Определилось, что Академия является рассадником экономического материализма, что она – учреждение партийное; после этого группа лиц, внесших меня в списки кандидатов Академии (т. е. социалисты-индивидуалисты), вышли из Академии, сняв с кандидатуры предложенные ими имена, т. е. и меня (так я полагал); в этом убеждении я жил весь июнь, июль и часть августа, когда к изумлению получил приглашение от Президиума, подписанное проф. Рейснером; тогда же я написал письмо проф. Рейснеру, прося его довести до членов Президиума мой отказ от участия в работах Академии (в виду того, что лица, пригласившие меня в Академию, приглашали меня сознательно, как индивидуалиста): мой отказ мотивировал я тем, что я 1) беспартийный 2) индивидуалист и даже спиритуалист – не могу становиться под знамя экономического материализма; письмо мое было помечено 8 августом и передано швейцару в помещении Академии с просьбой передать проф. Рейснеру, но на другой день я прочел в «Известиях» о своем избрании в профессора Академии.
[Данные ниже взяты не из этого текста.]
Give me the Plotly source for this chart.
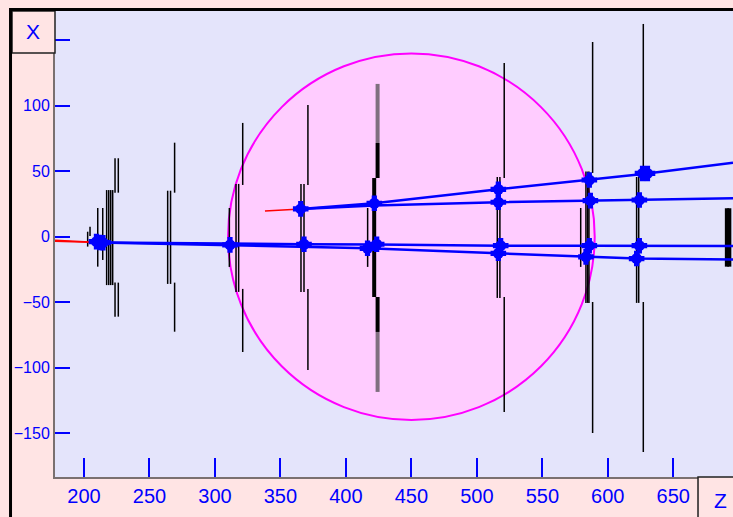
import plotly.graph_objects as go

# ---------------- data (detector coordinates: Z horizontal, X vertical) ----------------
# thin black strip-hit segments: z position, lower x, upper x
thin_z  = [202.8, 204.6, 210.5, 214.3, 217.3, 218.9, 220.4, 221.9,
           223.7, 226.2, 223.7, 226.2,
           263.9, 266.1, 269.2, 269.2,
           311.0, 316.1, 318.1, 321.2, 321.2,
           365.7, 368.0, 371.0, 371.0,
           416.6,
           515.6, 517.6, 520.9, 520.9,
           579.3, 583.3, 584.6, 585.6, 588.4, 588.4,
           622.0, 623.6, 627.1, 627.1]
thin_lo = [-7.6, 0.5, -22.9, -17.8, -37.0, -37.0, -37.0, -37.0,
           33.6, 33.6, -61.1, -61.1,
           -36.1, -36.1, 33.6, -72.6,
           -23.1, -42.2, -42.2, 39.5, -88.1,
           -42.2, -42.2, 39.5, -101.8,
           -23.1,
           -46.8, -46.8, 44.8, -133.9,
           -23.1, -50.6, -50.6, -50.6, 48.7, -150.0,
           -50.6, -50.6, 45.6, -164.5]
thin_hi = [3.8, 7.6, 21.9, 21.9, 35.6, 35.6, 35.6, 35.6,
           59.9, 59.9, -35.1, -35.1,
           35.1, 35.1, 71.8, -35.1,
           21.9, 40.3, 40.3, 86.9, -39.9,
           40.3, 40.3, 100.6, -39.9,
           21.9,
           45.6, 45.6, 132.7, -46.1,
           21.9, 49.7, 49.7, 49.7, 148.7, -49.9,
           45.6, 45.6, 162.5, -49.9]

# thick black segments
thick_z  = [421.6, 424.2, 424.2, 690.9, 692.8]
thick_lo = [-46.1, 44.8, -72.8, -22.9, -22.9]
thick_hi = [44.8, 71.6, -46.1, 21.7, 21.7]

# thick grey segments
grey_z  = [424.2, 424.2]
grey_lo = [71.6, -118.6]
grey_hi = [116.7, -72.8]

# reconstructed tracks (z, x)
trkA_z = [365.5, 421.7, 516.4, 585.9, 626.9, 695.6]
trkA_x = [21.2, 25.5, 36.2, 43.3, 47.9, 56.5]
trkB_z = [365.5, 421.7, 516.4, 585.9, 624.1, 695.6]
trkB_x = [21.2, 23.8, 26.3, 27.5, 28.2, 29.3]
trkC_z = [211.5, 311.5, 368.0, 423.5, 518.2, 585.9, 624.1, 695.6]
trkC_x = [-4.4, -5.6, -5.8, -6.0, -6.9, -6.9, -6.9, -7.1]
trkD_z = [211.5, 311.5, 368.0, 416.5, 516.4, 583.3, 622.0, 695.6]
trkD_x = [-4.4, -6.7, -7.9, -8.9, -12.7, -15.4, -16.7, -17.4]

# red extrapolations
red1_z = [338.2, 365.5]
red1_x = [19.6, 21.2]
red2_z = [177.9, 211.5]
red2_x = [-2.8, -4.4]
red3_z = [177.9, 211.5]
red3_x = [-3.5, -4.4]

# hit markers on tracks
hit_z = [365.5, 421.7, 516.4, 585.9, 626.5, 630.3,
         516.4, 586.7, 624.1,
         311.5, 368.0, 423.5, 518.2, 585.9, 624.1,
         416.5, 516.4, 583.3, 622.0,
         209.5, 212.0, 214.5]
hit_x = [21.2, 25.5, 36.2, 43.3, 48.3, 48.3,
         26.3, 27.5, 28.0,
         -6.3, -5.8, -5.8, -6.9, -6.9, -6.9,
         -8.9, -12.7, -15.4, -16.7,
         -3.8, -4.4, -4.6]

# magnet / circle region
circ_zc, circ_xc, circ_r = 450.0, 0.0, 140.0

x_ticks = [200, 250, 300, 350, 400, 450, 500, 550, 600, 650]
y_ticks = [-150, -100, -50, 0, 50, 100, 150]
y_text = ["\u2212150", "\u2212100", "\u221250", "0", "50", "100", ""]


def segs(zs, lo, hi):
    xs, ys = [], []
    for z, a, b in zip(zs, lo, hi):
        xs += [z, z, None]
        ys += [a, b, None]
    return xs, ys


BLUE = "#0000ff"
PINK = "#ffe4e4"
LAV = "#e4e4fb"

fig = go.Figure()

sx, sy = segs(grey_z, grey_lo, grey_hi)
fig.add_trace(go.Scatter(x=sx, y=sy, mode="lines", line=dict(color="#7f6f7f", width=4),
                         hoverinfo="skip", showlegend=False))
sx, sy = segs(thin_z, thin_lo, thin_hi)
fig.add_trace(go.Scatter(x=sx, y=sy, mode="lines", line=dict(color="black", width=1.5),
                         hoverinfo="skip", showlegend=False))
sx, sy = segs(thick_z, thick_lo, thick_hi)
fig.add_trace(go.Scatter(x=sx, y=sy, mode="lines", line=dict(color="black", width=4),
                         hoverinfo="skip", showlegend=False))

for zz, xx in [(red1_z, red1_x), (red2_z, red2_x), (red3_z, red3_x)]:
    fig.add_trace(go.Scatter(x=zz, y=xx, mode="lines", line=dict(color="#ff0000", width=1.5),
                             hoverinfo="skip", showlegend=False))

for zz, xx in [(trkA_z, trkA_x), (trkB_z, trkB_x), (trkC_z, trkC_x), (trkD_z, trkD_x)]:
    fig.add_trace(go.Scatter(x=zz, y=xx, mode="lines", line=dict(color=BLUE, width=2.5),
                             hoverinfo="skip", showlegend=False))

fig.add_trace(go.Scatter(x=hit_z, y=hit_x, mode="markers",
                         marker=dict(symbol="circle", size=11, color=BLUE, line=dict(width=0)),
                         hoverinfo="skip", showlegend=False))
fig.add_trace(go.Scatter(x=hit_z, y=hit_x, mode="markers",
                         marker=dict(symbol="cross", size=13, color=BLUE, line=dict(width=0)),
                         hoverinfo="skip", showlegend=False))

fig.add_shape(type="circle", xref="x", yref="y",
              x0=circ_zc - circ_r, x1=circ_zc + circ_r,
              y0=circ_xc - circ_r, y1=circ_xc + circ_r,
              fillcolor="#ffccff", line=dict(color="#ff00ff", width=2), layer="below")

# label boxes and outer frame (paper coordinates)
fig.add_shape(type="rect", xref="paper", yref="paper", x0=-0.0634, x1=0.0, y0=0.9099, y1=1.0,
              fillcolor=PINK, line=dict(color="#202020", width=1.5), layer="above")
fig.add_shape(type="rect", xref="paper", yref="paper", x0=0.9484, x1=1.05, y0=-0.2, y1=0.0,
              fillcolor=PINK, line=dict(color="#202020", width=1.5), layer="above")
fig.add_shape(type="rect", xref="paper", yref="paper", x0=-0.0656, x1=1.2, y0=-0.3, y1=1.0032,
              fillcolor="rgba(0,0,0,0)", line=dict(color="black", width=3), layer="above")

fig.add_annotation(text="X", xref="paper", yref="paper", x=-0.0324, y=0.955, showarrow=False,
                   xanchor="center", yanchor="middle",
                   font=dict(family="Liberation Sans", size=21, color=BLUE))
fig.add_annotation(text="Z", xref="paper", yref="paper", x=0.9816, y=-0.0494, showarrow=False,
                   xanchor="center", yanchor="middle",
                   font=dict(family="Liberation Sans", size=21, color=BLUE))

fig.update_layout(
    width=733, height=517,
    margin=dict(l=55, r=0, t=11, b=40),
    paper_bgcolor=PINK, plot_bgcolor=LAV,
    xaxis=dict(range=[177.86, 695.6], showgrid=False, zeroline=False,
               tickvals=x_ticks, ticks="inside", ticklen=19, tickwidth=2, tickcolor=BLUE,
               tickfont=dict(family="Liberation Sans", size=20, color=BLUE),
               showline=True, linecolor="#7a7070", linewidth=2),
    yaxis=dict(range=[-183.6, 172.4], showgrid=False, zeroline=False,
               tickvals=y_ticks, ticktext=y_text, ticks="inside", ticklen=15, tickwidth=2,
               tickcolor=BLUE, tickfont=dict(family="Liberation Sans", size=16, color=BLUE),
               showline=True, linecolor="#7a7070", linewidth=2),
)

fig.write_html("out.html")
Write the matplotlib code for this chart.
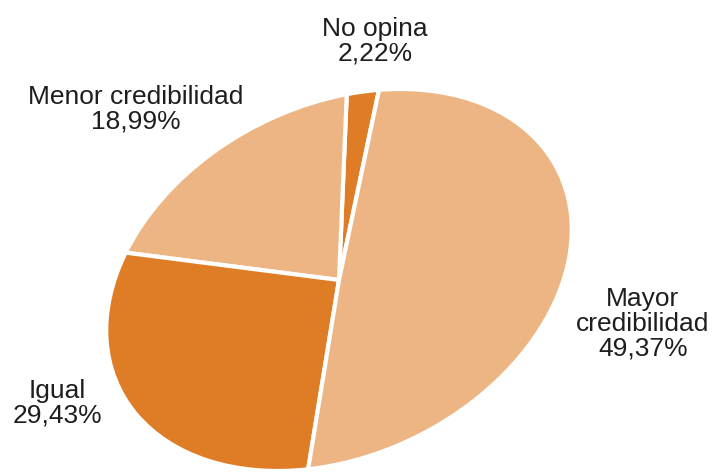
import matplotlib
matplotlib.use('Agg')
import matplotlib.pyplot as plt
from matplotlib.transforms import Affine2D

# Survey answers, counterclockwise from the top
categories = ['No opina', 'Menor credibilidad', 'Igual', 'Mayor\ncredibilidad']
shares = [2.22, 18.99, 29.43, 49.37]
colors = ['#DF7D26', '#ECB583', '#DF7D26', '#ECB583']

W, H = 712, 472

fig = plt.figure(figsize=(W / 100, H / 100), dpi=100)
ax = fig.add_axes([0, 0, 1, 1])

wedges, _ = ax.pie(shares, colors=colors, startangle=60.5, radius=1.0,
                   wedgeprops=dict(edgecolor='white', linewidth=3))

# Squash the round pie into a tilted ellipse, in pixel units
tilt = Affine2D().scale(245, 175).rotate_deg(26.5).translate(339, H - 280)
for w in wedges:
    w.set_transform(tilt + ax.transData)

ax.set_xlim(0, W)
ax.set_ylim(0, H)
ax.set_aspect('auto')
ax.axis('off')

# Label anchors (pixel coords, y measured from top)
label_pos = [(375, 41), (136, 109), (57, 403), (643, 324)]
font = ['Liberation Sans', 'DejaVu Sans']
for name, val, (x, y) in zip(categories, shares, label_pos):
    txt = '{}\n{:.2f}%'.format(name, val).replace('.', ',')
    ax.text(x, H - y, txt, ha='center', va='center', fontsize=19,
            family=font, color='#1e1e1e', linespacing=1.05)

fig.savefig('out.png', dpi=100, facecolor='white')
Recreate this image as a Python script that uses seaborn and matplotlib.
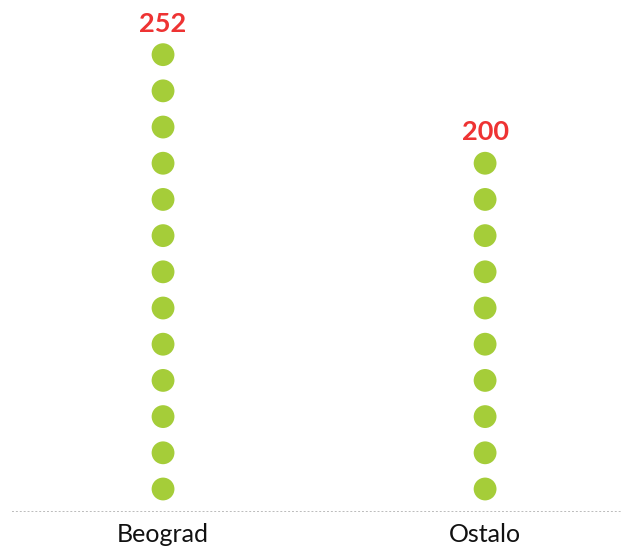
import pandas as pd
import matplotlib.pyplot as plt
import seaborn as sns

# Values per category (each dot ~ 20 units)
categories = ['Beograd', 'Ostalo']
values = [252, 200]
dot_unit = 20

sns.set_theme(style='white')
plt.rcParams['font.family'] = ['Lato', 'DejaVu Sans']

# one row per dot
rows = []
for i, (cat, val) in enumerate(zip(categories, values)):
    n = round(val / dot_unit)
    for k in range(n):
        rows.append({'x': i, 'y': k, 'cat': cat})
df = pd.DataFrame(rows)

fig = plt.figure(figsize=(6.21, 5.5), dpi=100)
ax = fig.add_axes([12 / 621, 39 / 550, 609 / 621, 511 / 550])

sns.scatterplot(data=df, x='x', y='y', s=270, color='#a5cd39',
                edgecolor='none', ax=ax, legend=False)

# value labels above the top dot
for i, val in enumerate(values):
    top = round(val / dot_unit) - 1
    ax.text(i, top + 0.86, str(val), ha='center', va='center',
            color='#ee3333', fontsize=19.5, fontweight='bold')

ax.set_xlim(-0.469, 1.422)
ax.set_ylim(-0.608, 13.51)
ax.set_xticks(range(len(categories)))
ax.set_xticklabels(categories, fontsize=18, color='#111111')
ax.set_yticks([])
ax.set_xlabel('')
ax.set_ylabel('')
ax.tick_params(axis='x', length=0, pad=9)

for side in ['top', 'left', 'right']:
    ax.spines[side].set_visible(False)
ax.spines['bottom'].set_linestyle((0, (1, 3)))
ax.spines['bottom'].set_color('#bbbbbb')
ax.spines['bottom'].set_linewidth(0.7)

fig.savefig('out.png', dpi=100, facecolor='white')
И вот во избежание недоразумений я вторично обращаюсь через Вас к Президиуму с благодарностью за оказанную мне честь, но с просьбой не считать меня сотрудником Академии на основании вышеприведенных соображений, а также вследствие перегруженности работою (днем – служба, вечером – работа над романом), на что я указывал еще в мае сего года товарищу Лундбергу; будь я даже идейно родственен марксизму, и тогда бы вынужден был отказаться от курса лекций в виду необходимости работать над своим литературным произведением и в виду крайней нервной усталости; да и кроме всего – за это время я поступил на службу в Архив Ком. юстиции для того, чтобы днем углубляясь в работу, отвлекающую меня от литературы, я бы мог вечером со свежей головою работать над своим романом (срочная мелкая литературная работа совершенно переутомила меня); <первое,> род деятельности, которую нашел я в Архиве, меня освобождает от умственного переутомления и во-вторых: дает мне тот скромный заработок, который позволяет отдаться любимому своему роду занятий по вечерам; необходимость готовить курс, читать его при моей нервной усталости было бы мне крайне обременительно: три дела я не мог бы выполнить добросовестно (Архив, роман, профессура).

Все это вместе взятое определяет мое решение (отказ от профессуры); еще раз позвольте выразить благодарность за высокую честь избрания меня профессором; но, повторяю, все обстоятельства (личные и идейные) обусловливают мое отстранение от профессуры.